In recent weeks, Obama has visited several college towns, including Ames, Iowa, Fort Collins, Colo., and Charlottesville, Va., in an effort to register students in their college dorms as they were returning to school.
"Take out your cellphone, put it in the air," ordered Sarah Andrews, a student at the University of Colorado, Boulder, in the moments before Obama took the stage at a rally Sunday. Andrews, a campaign volunteer, instructed her classmates to text the word "vote" to 62262 for voting details and other information. "We need to organize door by door, dorm room by dorm room, community by community."

Obama, who was a community organizer who led a voter registration drive in Chicago in 1992, has been making specific appeals lately to supporters at rallies.

In Urbandale, Iowa, on Saturday, Obama urged supporters to go to www.GottaRegister.com to ensure they were registered to vote.

"It's not "got to," it is "gotta" — g-o-t-t-a register.com," Obama said.

He capped his pitch by reminding Iowans that early voting begins in the state Sept. 27.

"In Iowa, you don't have to wait until Nov. 6 to vote," he said. "I'm counting on you. And I need your help."
As he accepts the nomination Thursday, the campaign plans to host several thousand viewing parties, asking volunteers in battleground states and those that border them to bring along people who haven't been involved in the campaign or remain uncertain about supporting Obama. Many of the watch parties will be preceded by door-to-door neighborhood canvassing of voters and staffing phone banks aimed at drumming up support for Obama's re-election. The campaign also plans to conduct college-campus voter registration drives tied to Thursday's speech.

In the Denver suburbs, volunteers will walk door to door to spread Obama's message in the hours before the president takes the stage and then gather at homes to watch the speech in small groups.
Obama loyalists also planned to watch the speech in Google hangouts and in places like the Park Road Bar and Grill in Painesville, Ohio, outside Cleveland, the Horizon Bay retirement home in Tamarac, Fla., and Buzz BBQ in Las Vegas.

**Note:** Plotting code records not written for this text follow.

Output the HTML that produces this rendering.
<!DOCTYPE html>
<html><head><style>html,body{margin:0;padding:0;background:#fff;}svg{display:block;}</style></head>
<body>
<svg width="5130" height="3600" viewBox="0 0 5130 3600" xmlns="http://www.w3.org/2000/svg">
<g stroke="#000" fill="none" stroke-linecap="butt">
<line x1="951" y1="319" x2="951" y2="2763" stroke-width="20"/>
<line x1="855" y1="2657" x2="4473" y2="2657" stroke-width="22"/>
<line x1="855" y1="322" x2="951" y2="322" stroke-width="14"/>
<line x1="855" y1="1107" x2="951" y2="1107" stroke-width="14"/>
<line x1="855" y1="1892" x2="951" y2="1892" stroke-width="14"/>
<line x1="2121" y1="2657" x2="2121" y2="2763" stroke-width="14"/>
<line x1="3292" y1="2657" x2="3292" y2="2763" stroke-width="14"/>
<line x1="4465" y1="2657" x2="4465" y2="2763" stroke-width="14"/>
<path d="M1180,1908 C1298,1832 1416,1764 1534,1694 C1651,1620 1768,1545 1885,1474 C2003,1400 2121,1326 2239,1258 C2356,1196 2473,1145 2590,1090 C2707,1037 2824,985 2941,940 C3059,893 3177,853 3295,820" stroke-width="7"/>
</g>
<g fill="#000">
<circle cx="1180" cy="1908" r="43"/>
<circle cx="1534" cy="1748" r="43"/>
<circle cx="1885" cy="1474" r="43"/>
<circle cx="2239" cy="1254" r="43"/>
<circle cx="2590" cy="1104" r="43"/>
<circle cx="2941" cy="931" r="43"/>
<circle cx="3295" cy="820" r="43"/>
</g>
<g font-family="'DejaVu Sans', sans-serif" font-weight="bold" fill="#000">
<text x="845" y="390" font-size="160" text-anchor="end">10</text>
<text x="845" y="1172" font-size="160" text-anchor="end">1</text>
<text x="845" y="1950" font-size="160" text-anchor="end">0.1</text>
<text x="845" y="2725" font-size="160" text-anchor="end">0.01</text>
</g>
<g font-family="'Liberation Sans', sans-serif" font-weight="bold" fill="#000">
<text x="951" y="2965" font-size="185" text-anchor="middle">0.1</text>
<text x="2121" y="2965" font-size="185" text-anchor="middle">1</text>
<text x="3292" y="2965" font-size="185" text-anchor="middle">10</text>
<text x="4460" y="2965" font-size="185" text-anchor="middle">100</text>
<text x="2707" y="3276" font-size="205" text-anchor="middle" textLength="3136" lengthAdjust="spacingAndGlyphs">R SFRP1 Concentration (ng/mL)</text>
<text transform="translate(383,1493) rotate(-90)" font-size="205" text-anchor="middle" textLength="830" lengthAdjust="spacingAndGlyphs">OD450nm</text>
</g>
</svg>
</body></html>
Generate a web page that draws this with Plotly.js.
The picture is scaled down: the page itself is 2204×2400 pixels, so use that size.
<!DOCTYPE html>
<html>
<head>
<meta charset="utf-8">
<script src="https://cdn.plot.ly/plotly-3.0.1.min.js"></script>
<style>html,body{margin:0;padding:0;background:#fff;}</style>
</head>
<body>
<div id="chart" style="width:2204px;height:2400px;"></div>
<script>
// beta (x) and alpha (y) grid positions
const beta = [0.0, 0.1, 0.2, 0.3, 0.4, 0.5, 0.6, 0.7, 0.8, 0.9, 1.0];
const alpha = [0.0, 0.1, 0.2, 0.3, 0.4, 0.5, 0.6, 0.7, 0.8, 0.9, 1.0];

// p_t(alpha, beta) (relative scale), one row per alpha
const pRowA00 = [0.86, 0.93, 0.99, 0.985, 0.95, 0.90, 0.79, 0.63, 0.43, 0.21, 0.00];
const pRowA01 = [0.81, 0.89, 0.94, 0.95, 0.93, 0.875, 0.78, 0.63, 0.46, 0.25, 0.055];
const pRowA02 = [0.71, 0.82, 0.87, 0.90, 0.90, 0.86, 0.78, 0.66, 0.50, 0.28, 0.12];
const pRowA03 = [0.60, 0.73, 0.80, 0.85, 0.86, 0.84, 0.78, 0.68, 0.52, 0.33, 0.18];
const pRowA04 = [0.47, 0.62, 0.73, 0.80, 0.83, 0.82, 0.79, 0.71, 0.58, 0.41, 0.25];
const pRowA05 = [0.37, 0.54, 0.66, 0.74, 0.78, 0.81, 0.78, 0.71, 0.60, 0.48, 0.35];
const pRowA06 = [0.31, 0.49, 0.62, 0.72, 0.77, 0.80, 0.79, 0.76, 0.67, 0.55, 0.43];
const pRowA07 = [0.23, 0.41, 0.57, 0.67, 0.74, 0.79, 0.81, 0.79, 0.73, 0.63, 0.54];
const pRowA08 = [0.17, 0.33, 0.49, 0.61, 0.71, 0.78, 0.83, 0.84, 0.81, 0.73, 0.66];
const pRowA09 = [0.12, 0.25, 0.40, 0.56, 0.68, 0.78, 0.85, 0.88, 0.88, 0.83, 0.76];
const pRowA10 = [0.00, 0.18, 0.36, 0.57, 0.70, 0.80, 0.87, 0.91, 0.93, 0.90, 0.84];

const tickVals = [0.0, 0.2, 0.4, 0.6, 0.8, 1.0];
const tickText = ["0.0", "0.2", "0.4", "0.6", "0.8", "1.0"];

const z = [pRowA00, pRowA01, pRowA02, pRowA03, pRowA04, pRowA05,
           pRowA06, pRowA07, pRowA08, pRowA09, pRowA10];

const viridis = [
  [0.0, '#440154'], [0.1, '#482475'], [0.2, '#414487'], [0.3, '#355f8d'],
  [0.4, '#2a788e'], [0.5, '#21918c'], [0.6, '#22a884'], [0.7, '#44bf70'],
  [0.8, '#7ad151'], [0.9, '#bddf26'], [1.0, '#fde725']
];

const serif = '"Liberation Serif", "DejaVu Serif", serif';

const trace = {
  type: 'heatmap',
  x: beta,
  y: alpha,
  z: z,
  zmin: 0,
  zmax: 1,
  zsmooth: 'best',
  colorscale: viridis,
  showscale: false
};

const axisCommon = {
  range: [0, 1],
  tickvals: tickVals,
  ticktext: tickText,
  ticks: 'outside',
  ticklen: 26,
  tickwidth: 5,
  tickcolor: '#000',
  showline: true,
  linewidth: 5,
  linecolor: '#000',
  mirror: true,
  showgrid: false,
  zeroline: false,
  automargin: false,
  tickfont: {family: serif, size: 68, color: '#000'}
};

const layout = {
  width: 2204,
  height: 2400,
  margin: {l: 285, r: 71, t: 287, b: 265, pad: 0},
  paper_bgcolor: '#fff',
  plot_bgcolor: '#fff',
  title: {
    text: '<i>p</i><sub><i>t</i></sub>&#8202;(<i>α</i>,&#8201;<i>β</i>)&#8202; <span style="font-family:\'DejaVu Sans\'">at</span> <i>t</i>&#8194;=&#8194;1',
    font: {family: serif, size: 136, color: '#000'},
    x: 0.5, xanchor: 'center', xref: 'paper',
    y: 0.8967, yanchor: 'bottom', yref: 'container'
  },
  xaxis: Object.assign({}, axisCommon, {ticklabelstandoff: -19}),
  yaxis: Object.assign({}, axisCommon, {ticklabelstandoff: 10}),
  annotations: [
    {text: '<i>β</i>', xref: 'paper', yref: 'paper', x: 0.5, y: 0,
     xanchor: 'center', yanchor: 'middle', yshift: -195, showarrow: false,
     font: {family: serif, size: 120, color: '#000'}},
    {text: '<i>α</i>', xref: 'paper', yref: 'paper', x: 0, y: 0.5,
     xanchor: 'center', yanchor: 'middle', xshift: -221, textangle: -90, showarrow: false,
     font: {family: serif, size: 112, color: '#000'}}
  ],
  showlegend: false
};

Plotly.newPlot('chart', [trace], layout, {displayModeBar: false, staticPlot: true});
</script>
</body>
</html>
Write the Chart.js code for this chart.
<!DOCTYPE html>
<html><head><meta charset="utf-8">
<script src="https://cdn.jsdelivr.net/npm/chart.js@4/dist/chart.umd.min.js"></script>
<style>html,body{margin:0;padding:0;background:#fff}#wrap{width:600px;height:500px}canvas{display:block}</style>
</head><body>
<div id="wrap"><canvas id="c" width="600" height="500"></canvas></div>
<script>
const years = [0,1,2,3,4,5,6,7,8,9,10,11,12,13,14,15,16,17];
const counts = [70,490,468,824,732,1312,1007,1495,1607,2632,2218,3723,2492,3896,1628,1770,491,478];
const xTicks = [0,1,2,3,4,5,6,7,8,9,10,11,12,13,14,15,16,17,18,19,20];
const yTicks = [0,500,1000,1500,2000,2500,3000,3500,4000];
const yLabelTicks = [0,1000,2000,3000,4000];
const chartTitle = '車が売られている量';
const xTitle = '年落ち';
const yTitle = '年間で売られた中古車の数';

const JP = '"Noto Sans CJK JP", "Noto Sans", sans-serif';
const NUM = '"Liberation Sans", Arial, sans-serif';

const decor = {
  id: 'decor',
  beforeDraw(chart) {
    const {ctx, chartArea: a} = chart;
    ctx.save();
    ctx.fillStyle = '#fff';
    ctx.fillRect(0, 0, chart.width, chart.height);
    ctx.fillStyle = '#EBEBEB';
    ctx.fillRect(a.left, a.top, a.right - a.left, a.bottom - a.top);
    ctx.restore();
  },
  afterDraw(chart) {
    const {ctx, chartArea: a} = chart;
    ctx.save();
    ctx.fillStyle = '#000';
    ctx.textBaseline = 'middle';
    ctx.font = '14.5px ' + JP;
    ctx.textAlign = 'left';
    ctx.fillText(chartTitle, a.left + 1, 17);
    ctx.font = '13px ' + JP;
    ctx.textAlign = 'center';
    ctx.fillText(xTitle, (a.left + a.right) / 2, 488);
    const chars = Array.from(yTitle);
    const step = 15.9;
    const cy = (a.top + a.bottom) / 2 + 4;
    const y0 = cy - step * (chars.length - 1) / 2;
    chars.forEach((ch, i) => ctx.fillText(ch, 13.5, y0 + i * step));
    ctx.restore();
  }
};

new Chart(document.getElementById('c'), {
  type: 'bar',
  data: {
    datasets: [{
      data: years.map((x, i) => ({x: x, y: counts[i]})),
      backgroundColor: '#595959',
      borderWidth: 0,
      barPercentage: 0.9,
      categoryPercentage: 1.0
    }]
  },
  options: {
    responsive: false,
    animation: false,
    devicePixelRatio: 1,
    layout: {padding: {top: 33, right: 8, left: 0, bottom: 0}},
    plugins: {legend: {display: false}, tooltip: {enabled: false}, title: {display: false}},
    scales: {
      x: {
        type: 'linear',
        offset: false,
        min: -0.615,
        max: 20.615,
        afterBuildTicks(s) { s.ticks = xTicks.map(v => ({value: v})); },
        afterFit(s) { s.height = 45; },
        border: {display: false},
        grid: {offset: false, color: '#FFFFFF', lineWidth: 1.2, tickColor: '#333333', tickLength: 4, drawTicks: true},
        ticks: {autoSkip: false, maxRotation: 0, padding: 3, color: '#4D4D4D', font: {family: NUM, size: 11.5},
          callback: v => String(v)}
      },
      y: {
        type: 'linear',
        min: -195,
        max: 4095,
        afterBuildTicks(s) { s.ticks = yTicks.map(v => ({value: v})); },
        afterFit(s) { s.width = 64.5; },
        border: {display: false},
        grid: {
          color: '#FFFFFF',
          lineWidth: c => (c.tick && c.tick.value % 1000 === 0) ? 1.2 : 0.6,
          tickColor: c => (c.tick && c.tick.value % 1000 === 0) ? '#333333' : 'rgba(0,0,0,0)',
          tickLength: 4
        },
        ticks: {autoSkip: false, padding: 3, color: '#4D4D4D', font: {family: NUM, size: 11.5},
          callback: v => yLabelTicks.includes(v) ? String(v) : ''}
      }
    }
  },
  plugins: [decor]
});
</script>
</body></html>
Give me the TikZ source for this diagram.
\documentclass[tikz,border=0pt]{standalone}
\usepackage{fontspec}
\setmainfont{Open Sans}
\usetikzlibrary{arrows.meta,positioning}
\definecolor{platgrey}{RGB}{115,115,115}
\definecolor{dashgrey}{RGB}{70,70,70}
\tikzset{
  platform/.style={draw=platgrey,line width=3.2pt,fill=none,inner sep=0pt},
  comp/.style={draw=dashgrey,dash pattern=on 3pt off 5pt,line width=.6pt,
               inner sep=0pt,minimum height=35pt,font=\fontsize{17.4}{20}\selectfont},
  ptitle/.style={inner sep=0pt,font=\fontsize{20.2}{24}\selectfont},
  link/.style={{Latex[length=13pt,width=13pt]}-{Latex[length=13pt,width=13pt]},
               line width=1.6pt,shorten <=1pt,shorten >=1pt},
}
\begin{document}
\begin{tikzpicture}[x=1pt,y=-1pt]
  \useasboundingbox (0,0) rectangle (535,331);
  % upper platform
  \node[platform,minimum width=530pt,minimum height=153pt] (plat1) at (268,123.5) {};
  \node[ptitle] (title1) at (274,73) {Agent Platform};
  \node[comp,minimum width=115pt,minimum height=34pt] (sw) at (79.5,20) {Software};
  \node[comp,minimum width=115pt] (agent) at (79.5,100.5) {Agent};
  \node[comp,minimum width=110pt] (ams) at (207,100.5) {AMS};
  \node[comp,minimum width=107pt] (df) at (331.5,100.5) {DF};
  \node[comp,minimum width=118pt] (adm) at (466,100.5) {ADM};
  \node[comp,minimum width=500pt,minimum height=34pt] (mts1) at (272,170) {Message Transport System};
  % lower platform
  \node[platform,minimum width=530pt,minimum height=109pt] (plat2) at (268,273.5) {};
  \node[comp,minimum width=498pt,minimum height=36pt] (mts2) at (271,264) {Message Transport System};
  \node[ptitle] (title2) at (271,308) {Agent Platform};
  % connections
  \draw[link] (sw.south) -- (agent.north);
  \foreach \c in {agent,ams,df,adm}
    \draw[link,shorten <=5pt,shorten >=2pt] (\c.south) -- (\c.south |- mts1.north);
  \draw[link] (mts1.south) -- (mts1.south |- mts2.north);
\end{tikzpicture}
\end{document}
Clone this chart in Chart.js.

The president's speech will be streamed online, where the campaign will push voter registration. Supporters will use social media to remind their friends to watch Obama's address, posting appeals on behalf of the president in Facebook status lines and in their Twitter feeds. The campaign will encourage supporters to send text messages in order to receive voting information or ask for donations by text.

Both Obama and Romney are accepting small-dollar contributions, with the charges appearing on the user's phone bill. Supporters can give a maximum of $200 via text per election cycle.

This week, the campaign also tried to make the most of Tuesday's keynote speech by San Antonio Mayor Julian Castro, holding watch parties in Latino households and streaming the speech online in Spanish as a way to attract more attention in states like Colorado, Nevada and Florida, where success could hinge on the support of Latino voters. Obama's speech will be streamed online in Spanish as well.

In North Carolina, which Obama carried by fewer than 14,000 votes in 2008, Democrats hope to use the convention site as a catalyst for the fall. Democrats have added about 40,000 voters since January, but the big gains in the state have been among unaffiliated voters, which have grown by more than 100,000 this year, according to records maintained by the North Carolina Board of Elections. Democrats hold an advantage of about 750,000 registered voters over Republicans, but many Democrats are conservative ticket-splitters who back Republicans in presidential races.

Obama used his convention in a similar fashion in 2008, when his campaign registered voters in Colorado and urged tens of thousands of supporters at Denver's Invesco Field to send a text message to the campaign to receive more information. In Colorado, the party added more than 175,000 registered Democrats to the state's voting rolls between January 2008 and Election Day.

Obama easily carried Colorado against John McCain in 2008.